Concentrarse en expandir el sector agrícola exportador firmemente, eliminando las retenciones por ejemplo, no sólo incrementaría los costos de la canasta de consumo popular y reduciría los ingresos fiscales sino que  incrementaría el déficit de la Balanza Comercial por la mayor importación de semillas, agroquímicos, fertilizantes y de equipos vinculados a la industria local que realiza desarrollos comprando patentes, insumos y equipos, tal como ocurre hoy con la industria en general. Y la mayor exportación del sector sólo compensaría el uso de divisas para importar todos los otros bienes industriales que “sin señales de mercado” directamente favorables  dejarían de producirse.  

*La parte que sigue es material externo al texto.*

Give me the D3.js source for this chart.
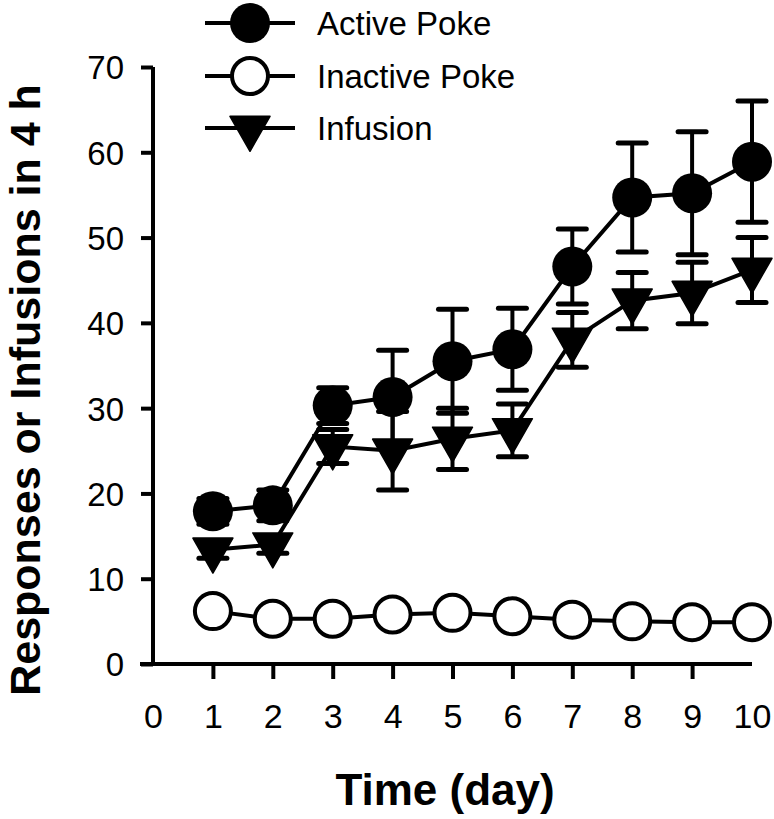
<!DOCTYPE html>
<html>
<head>
<meta charset="utf-8">
<script src="https://cdn.jsdelivr.net/npm/d3@7"></script>
<style>
  html, body { margin: 0; padding: 0; background: #fff; }
  svg { display: block; }
  text { font-family: "Liberation Sans", Arial, sans-serif; fill: #000; }
</style>
</head>
<body>
<script>
const days = [1, 2, 3, 4, 5, 6, 7, 8, 9, 10];
const activeMean = [17.9, 18.6, 30.3, 31.3, 35.5, 36.9, 46.6, 54.7, 55.2, 58.9];
const activeErr  = [1.5, 1.8, 2.1, 5.5, 6.1, 4.8, 4.4, 6.4, 7.2, 7.1];
const inactiveMean = [6.2, 5.3, 5.3, 5.8, 6.0, 5.6, 5.2, 5.0, 4.9, 4.9];
const infusionMean = [13.4, 14.0, 25.5, 25.0, 26.4, 27.4, 38.0, 42.6, 43.5, 46.2];
const infusionErr  = [1.0, 1.0, 2.0, 4.6, 3.6, 3.1, 3.2, 3.3, 3.6, 3.8];
const xTicks = [0, 1, 2, 3, 4, 5, 6, 7, 8, 9, 10];
const yTicks = [0, 10, 20, 30, 40, 50, 60, 70];
const legendLabels = ["Active Poke", "Inactive Poke", "Infusion"];

const W = 774, H = 819;
const svg = d3.select("body").append("svg").attr("width", W).attr("height", H);

const x = d3.scaleLinear().domain([0, 10]).range([153, 752]);
const y = d3.scaleLinear().domain([0, 70]).range([664, 67]);

const SW = 4;

// Y axis
const yAxis = svg.append("g").attr("transform", `translate(${x(0)},0)`)
  .call(d3.axisLeft(y).tickValues(yTicks).tickSize(12).tickPadding(17).tickSizeOuter(0));
yAxis.select(".domain").attr("stroke-width", SW).attr("d", `M0,${y(70)}V${y(0)}`);
yAxis.selectAll(".tick line").attr("stroke-width", SW);
yAxis.selectAll(".tick text").style("font-size", "33px").attr("dy", "0.36em");

// X axis
const xAxis = svg.append("g").attr("transform", `translate(0,${y(0)})`)
  .call(d3.axisBottom(x).tickValues(xTicks).tickSize(15).tickPadding(0).tickSizeOuter(0));
xAxis.select(".domain").attr("stroke-width", SW).attr("d", `M${x(0) - 13},0H${x(10)}`);
xAxis.selectAll(".tick line").attr("stroke-width", SW)
  .attr("display", d => (d === 0 || d === 10) ? "none" : null);
xAxis.selectAll(".tick text").style("font-size", "34px").attr("y", 0).attr("dy", 0)
  .attr("transform", "translate(0,64)");
xAxis.selectAll("path, line").attr("stroke", "#000");

// Titles
svg.append("text").attr("x", 445).attr("y", 805).attr("text-anchor", "middle")
  .style("font-size", "44px").style("font-weight", "bold").text("Time (day)");
svg.append("text").attr("transform", "translate(40,390) rotate(-90)").attr("text-anchor", "middle")
  .style("font-size", "43px").style("font-weight", "bold").text("Responses or Infusions in 4 h");

const plot = svg.append("g");

const line = d3.line().x((d, i) => x(days[i])).y(d => y(d));

// connecting lines
[activeMean, infusionMean, inactiveMean].forEach(arr => {
  plot.append("path").attr("d", line(arr)).attr("fill", "none")
    .attr("stroke", "#000").attr("stroke-width", SW);
});

// error bars
function errorBars(mean, err) {
  const g = plot.append("g");
  days.forEach((dd, i) => {
    const cx = x(dd), lo = y(mean[i] - err[i]), hi = y(mean[i] + err[i]);
    g.append("line").attr("x1", cx).attr("x2", cx).attr("y1", lo).attr("y2", hi)
      .attr("stroke", "#000").attr("stroke-width", SW);
    [lo, hi].forEach(yy => {
      g.append("line").attr("x1", cx - 14).attr("x2", cx + 14).attr("y1", yy).attr("y2", yy)
        .attr("stroke", "#000").attr("stroke-width", SW + 1).attr("stroke-linecap", "round");
    });
  });
}
errorBars(activeMean, activeErr);
errorBars(infusionMean, infusionErr);

// markers
function triPath(cx, cy) {
  const w = 40, h = 35;
  return `M${cx - w / 2},${cy - h / 3}L${cx + w / 2},${cy - h / 3}L${cx},${cy + 2 * h / 3}Z`;
}
plot.append("g").selectAll("path").data(infusionMean).join("path")
  .attr("d", (d, i) => triPath(x(days[i]), y(d))).attr("fill", "#000")
  .attr("stroke", "#000").attr("stroke-width", 1.5).attr("stroke-linejoin", "round");
plot.append("g").selectAll("circle").data(activeMean).join("circle")
  .attr("cx", (d, i) => x(days[i])).attr("cy", d => y(d)).attr("r", 20).attr("fill", "#000");
plot.append("g").selectAll("circle").data(inactiveMean).join("circle")
  .attr("cx", (d, i) => x(days[i])).attr("cy", d => y(d)).attr("r", 18)
  .attr("fill", "#fff").attr("stroke", "#000").attr("stroke-width", SW);

// legend
const legY = [23, 76, 128];
const leg = svg.append("g");
legendLabels.forEach((lab, i) => {
  const yy = legY[i];
  leg.append("line").attr("x1", 205).attr("x2", 295).attr("y1", yy).attr("y2", yy)
    .attr("stroke", "#000").attr("stroke-width", SW);
  if (i === 0) leg.append("circle").attr("cx", 250).attr("cy", yy).attr("r", 20).attr("fill", "#000");
  if (i === 1) leg.append("circle").attr("cx", 250).attr("cy", yy).attr("r", 18)
    .attr("fill", "#fff").attr("stroke", "#000").attr("stroke-width", SW);
  if (i === 2) leg.append("path").attr("d", triPath(250, yy)).attr("fill", "#000")
    .attr("stroke", "#000").attr("stroke-width", 1.5).attr("stroke-linejoin", "round");
  leg.append("text").attr("x", 317).attr("y", yy).attr("dy", "0.36em")
    .style("font-size", "33px").text(lab);
});
</script>
</body>
</html>
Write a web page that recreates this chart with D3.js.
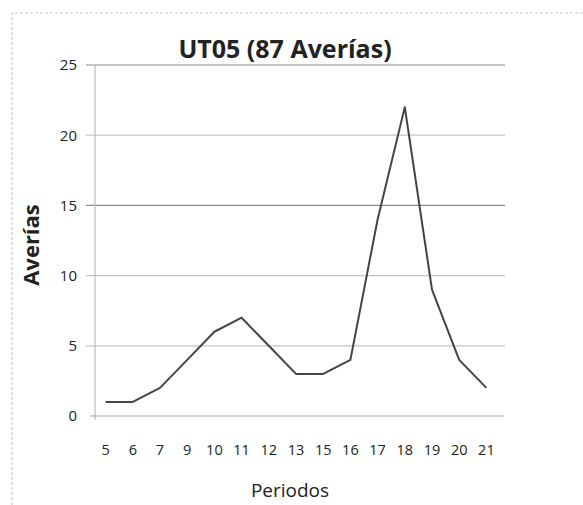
<!DOCTYPE html>
<html><head><meta charset="utf-8">
<script src="https://cdn.jsdelivr.net/npm/d3@7"></script>
<style>body{margin:0;background:#fff}svg{display:block}</style>
</head><body>
<svg id="c" width="583" height="505"></svg>
<script>
const periods = ["5","6","7","9","10","11","12","13","15","16","17","18","19","20","21"];
const averias = [1,1,2,4,6,7,5,3,3,4,14,22,9,4,2];
const yTicks = [0,5,10,15,20,25];
const title = "UT05 (87 Averías)";
const xTitle = "Periodos";
const yTitle = "Averías";

const svg = d3.select("#c");
const font = "'Open Sans', 'DejaVu Sans', sans-serif";

// frame
svg.append("path").attr("d","M12,505 L12,13 L583,13").attr("fill","none")
  .attr("stroke","#c8c8c8").attr("stroke-width",1.2).attr("stroke-dasharray","3,2");

const x = d3.scaleBand().domain(periods).range([92, 500]);
const y = d3.scaleLinear().domain([0,25]).range([416, 65]);

// gridlines
svg.append("g").selectAll("line").data(yTicks.filter(d=>d>0)).join("line")
  .attr("x1",86).attr("x2",505).attr("y1",d=>y(d)).attr("y2",d=>y(d))
  .attr("stroke",d=> (d===15||d===25)?"#8a8a8a":"#c4c4c4").attr("stroke-width",1.2);

// y axis line
svg.append("line").attr("x1",95).attr("x2",95).attr("y1",y(25)).attr("y2",y(0)+4)
  .attr("stroke","#bdbdbd").attr("stroke-width",1.2);
// x axis line
svg.append("line").attr("x1",90).attr("x2",504).attr("y1",y(0)).attr("y2",y(0))
  .attr("stroke","#a0a0a0").attr("stroke-width",1.2);

// y tick labels via axis
const yAxis = svg.append("g").attr("transform","translate(77,0)")
  .call(d3.axisLeft(y).tickValues(yTicks).tickSize(0).tickPadding(0));
yAxis.select(".domain").remove();
yAxis.selectAll("text").attr("font-family",font).attr("font-size",15).attr("fill","#222");

// x tick labels via axis
const xAxis = svg.append("g").attr("transform",`translate(0,${y(0)+29})`)
  .call(d3.axisBottom(x).tickSize(0).tickPadding(0));
xAxis.select(".domain").remove();
xAxis.selectAll("text").attr("font-family",font).attr("font-size",14.5).attr("fill","#222");

// line
const line = d3.line().x((d,i)=>x(periods[i])+x.bandwidth()/2).y(d=>y(d));
svg.append("path").datum(averias).attr("d",line).attr("fill","none")
  .attr("stroke","#444").attr("stroke-width",2).attr("stroke-linejoin","round");

// titles
svg.append("text").attr("x",285).attr("y",58).attr("text-anchor","middle")
  .attr("font-family",font).attr("font-weight","bold").attr("font-size",25).attr("fill","#222").text(title);
svg.append("text").attr("x",290).attr("y",497).attr("text-anchor","middle")
  .attr("font-family",font).attr("font-size",19).attr("fill","#222").text(xTitle);
svg.append("text").attr("transform","translate(39,245) rotate(-90)").attr("text-anchor","middle")
  .attr("font-family",font).attr("font-weight","bold").attr("font-size",22).attr("fill","#222").text(yTitle);
</script>
</body></html>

Incrementar la productividad, de  la mano de incorporar tecnología local es una tarea ardua y de largo plazo no reductible a falsas dicotomías ni eslóganes publicitarios. Un ejemplo para terminar: La argentina posee una de las industrias más competitivas del mundo en la producción de limón, jugos y aceites esenciales. La pectina de limón, un aditivo utilizado como regulador de la acidez y refuerzo del sabor, aroma y color, que es utilizado por la industria alimentaria mundial en toda su extensión, bebidas, aderezos, mayonesas, jaleas, jugos, mermeladas, panificados, etc., no se ha logrado producir localmente a escala industrial. La multinacional líder del sector compra su producción de cáscara de limón, el insumo esencial, en Argentina y la industria alimentaria local importa la pectina del mercado internacional. Los procesos de mayor valor no se realizan en la periferia. Este es el desafío a afrontar para mejorar la productividad agregando valor y trabajo local.